**Instructions to follow:**
Retype, please, the listing from its opening line through the line that contains "const pointXErr = 1.6;", both included, without the pictures.

+-------+

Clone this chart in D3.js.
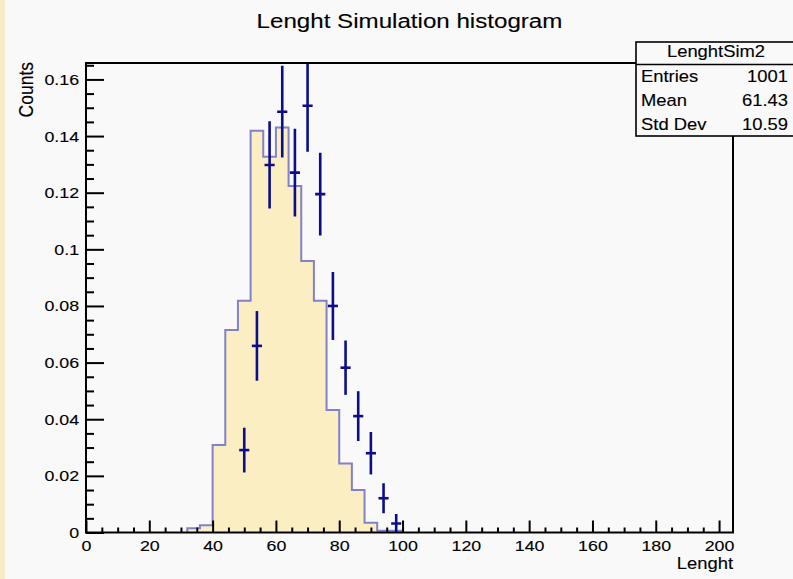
<!DOCTYPE html>
<html>
<head>
<meta charset="utf-8">
<script src="https://cdn.jsdelivr.net/npm/d3@7"></script>
<style>
  html, body { margin: 0; padding: 0; background: #f9f9f9; }
  svg { display: block; }
  text { font-family: "Liberation Sans", Arial, Helvetica, sans-serif; fill: #000; stroke: #000; stroke-width: 0.12px; }
</style>
</head>
<body>
<script>
// ---------------- data ----------------
const binEdgesLow = [32, 36, 40, 44, 48, 52, 56, 60, 64, 68, 72, 76, 80, 84, 88, 92, 96];
const binWidth = 4;
const binValues = [0.0015, 0.0026, 0.0309, 0.0715, 0.0818, 0.1419, 0.1327, 0.1430, 0.1224,
                   0.0959, 0.0818, 0.0433, 0.0244, 0.0150, 0.0034, 0.0006, 0.0006];

const pointX   = [50, 54, 58, 62, 66, 70, 74, 78, 82, 86, 90, 94, 98];
const pointY   = [0.0291, 0.0659, 0.1298, 0.1486, 0.1271, 0.1507, 0.1195, 0.0800, 0.0582, 0.0411, 0.0280, 0.0121, 0.0032];
const pointErr = [0.0079, 0.0123, 0.0154, 0.0162, 0.0155, 0.0162, 0.0146, 0.0120, 0.0096, 0.0088, 0.0075, 0.0053, 0.0033];
const pointXErr = 1.6;

const xTicks = [0, 20, 40, 60, 80, 100, 120, 140, 160, 180, 200];
const yTicks = [0, 0.02, 0.04, 0.06, 0.08, 0.1, 0.12, 0.14, 0.16];
const xDomain = [0, 204.4];
const yDomain = [0, 0.1658];

const titleText = "Lenght Simulation histogram";
const xLabel = "Lenght";
const yLabel = "Counts";
const statsName = "LenghtSim2";
const statsRows = ["Entries", "Mean", "Std Dev"];
const statsVals = ["1001", "61.43", "10.59"];

// ---------------- layout ----------------
const W = 793, H = 579;
const L = 86, R = 733, T = 63, B = 532.5;
const SX = 1.15; // horizontal text stretch

const svg = d3.select("body").append("svg").attr("width", W).attr("height", H);
svg.append("rect").attr("width", W).attr("height", H).attr("fill", "#f9f9f9");
svg.append("rect").attr("width", 5).attr("height", H).attr("fill", "#f6ecc8");

const x = d3.scaleLinear().domain(xDomain).range([L, R]);
const y = d3.scaleLinear().domain(yDomain).range([B, T]);

svg.append("defs").append("clipPath").attr("id", "plotclip")
  .append("rect").attr("x", L).attr("y", T).attr("width", R - L).attr("height", B - T);

const plot = svg.append("g").attr("clip-path", "url(#plotclip)");

// histogram fill + outline
const pts = [];
binEdgesLow.forEach((lo, i) => {
  pts.push([lo, binValues[i]]);
  pts.push([lo + binWidth, binValues[i]]);
});
const area = d3.area().x(d => x(d[0])).y0(y(0)).y1(d => y(d[1]));
plot.append("path").datum(pts).attr("d", area).attr("fill", "#fbeec2");

const outline = [[binEdgesLow[0], 0], ...pts, [binEdgesLow[binEdgesLow.length - 1] + binWidth, 0]];
const line = d3.line().x(d => x(d[0])).y(d => y(d[1]));
plot.append("path").datum(outline).attr("d", line)
  .attr("fill", "none").attr("stroke", "#6d6dc6").attr("stroke-opacity", 0.85).attr("stroke-width", 2);

// error bars
const eg = plot.append("g").attr("stroke", "#0c0c8c").attr("stroke-width", 2.6);
pointX.forEach((px, i) => {
  eg.append("line").attr("x1", x(px)).attr("x2", x(px))
    .attr("y1", y(pointY[i] - pointErr[i])).attr("y2", y(pointY[i] + pointErr[i]));
  eg.append("line").attr("x1", x(px - pointXErr)).attr("x2", x(px + pointXErr))
    .attr("y1", y(pointY[i])).attr("y2", y(pointY[i]));
});

// axes
const fmt = d => d === 0 ? "0" : String(+d.toFixed(3));
const xMinor = d3.range(0, 205, 5).filter(v => v % 20 !== 0);
const yMinor = d3.range(0, 0.1658, 0.005).filter(v => Math.abs(v / 0.02 - Math.round(v / 0.02)) > 1e-6);

const xMaj = svg.append("g").attr("transform", `translate(0,${B})`)
  .call(d3.axisBottom(x).tickValues(xTicks).tickSize(-12).tickPadding(8).tickFormat(fmt));
const xMin = svg.append("g").attr("transform", `translate(0,${B})`)
  .call(d3.axisBottom(x).tickValues(xMinor).tickSize(-5).tickFormat(""));
const yMaj = svg.append("g").attr("transform", `translate(${L},0)`)
  .call(d3.axisLeft(y).tickValues(yTicks).tickSize(-18).tickPadding(6).tickFormat(fmt));
const yMin = svg.append("g").attr("transform", `translate(${L},0)`)
  .call(d3.axisLeft(y).tickValues(yMinor).tickSize(-8).tickFormat(""));

[xMaj, xMin, yMaj, yMin].forEach(g => {
  g.select(".domain").remove();
  g.selectAll(".tick line").attr("stroke", "#000").attr("stroke-width", 2);
  g.selectAll("text").attr("font-size", 15.5).attr("font-family", "Liberation Sans, Arial, sans-serif")
    .attr("fill", "#000").attr("transform", `scale(${SX},1)`);
});

// frame
const frame = svg.append("g").attr("stroke", "#000").attr("stroke-width", 2).attr("fill", "none");
frame.append("rect").attr("x", L).attr("y", T).attr("width", R - L).attr("height", B - T);

// title
svg.append("text").attr("transform", `translate(409.5,28) scale(${SX},1)`)
  .attr("text-anchor", "middle").attr("font-size", 21).text(titleText);

// axis labels
svg.append("text").attr("transform", `translate(733,569) scale(${SX},1)`)
  .attr("text-anchor", "end").attr("font-size", 16).text(xLabel);
svg.append("text").attr("transform", `translate(33,62) rotate(-90) scale(1,${SX})`)
  .attr("text-anchor", "end").attr("font-size", 17.5).text(yLabel);

// stats box
const sb = svg.append("g");
sb.append("rect").attr("x", 636).attr("y", 42).attr("width", 160).attr("height", 94)
  .attr("fill", "#f9f9f9").attr("stroke", "#000").attr("stroke-width", 1.6);
sb.append("line").attr("x1", 636).attr("x2", 796).attr("y1", 64.5).attr("y2", 64.5)
  .attr("stroke", "#000").attr("stroke-width", 1.6);
sb.append("text").attr("transform", `translate(716,57) scale(${SX},1)`)
  .attr("text-anchor", "middle").attr("font-size", 16).text(statsName);
statsRows.forEach((r, i) => {
  const by = 82 + i * 24;
  sb.append("text").attr("transform", `translate(641,${by}) scale(${SX},1)`)
    .attr("font-size", 16).text(r);
  sb.append("text").attr("transform", `translate(788,${by}) scale(${SX},1)`)
    .attr("text-anchor", "end").attr("font-size", 16).text(statsVals[i]);
});
</script>
</body>
</html>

+-------+

**Final result:**
Clone this chart in D3.js.
<!DOCTYPE html>
<html>
<head>
<meta charset="utf-8">
<script src="https://cdn.jsdelivr.net/npm/d3@7"></script>
<style>
  html, body { margin: 0; padding: 0; background: #f9f9f9; }
  svg { display: block; }
  text { font-family: "Liberation Sans", Arial, Helvetica, sans-serif; fill: #000; stroke: #000; stroke-width: 0.12px; }
</style>
</head>
<body>
<script>
// ---------------- data ----------------
const binEdgesLow = [32, 36, 40, 44, 48, 52, 56, 60, 64, 68, 72, 76, 80, 84, 88, 92, 96];
const binWidth = 4;
const binValues = [0.0015, 0.0026, 0.0309, 0.0715, 0.0818, 0.1419, 0.1327, 0.1430, 0.1224,
                   0.0959, 0.0818, 0.0433, 0.0244, 0.0150, 0.0034, 0.0006, 0.0006];

const pointX   = [50, 54, 58, 62, 66, 70, 74, 78, 82, 86, 90, 94, 98];
const pointY   = [0.0291, 0.0659, 0.1298, 0.1486, 0.1271, 0.1507, 0.1195, 0.0800, 0.0582, 0.0411, 0.0280, 0.0121, 0.0032];
const pointErr = [0.0079, 0.0123, 0.0154, 0.0162, 0.0155, 0.0162, 0.0146, 0.0120, 0.0096, 0.0088, 0.0075, 0.0053, 0.0033];
const pointXErr = 1.6;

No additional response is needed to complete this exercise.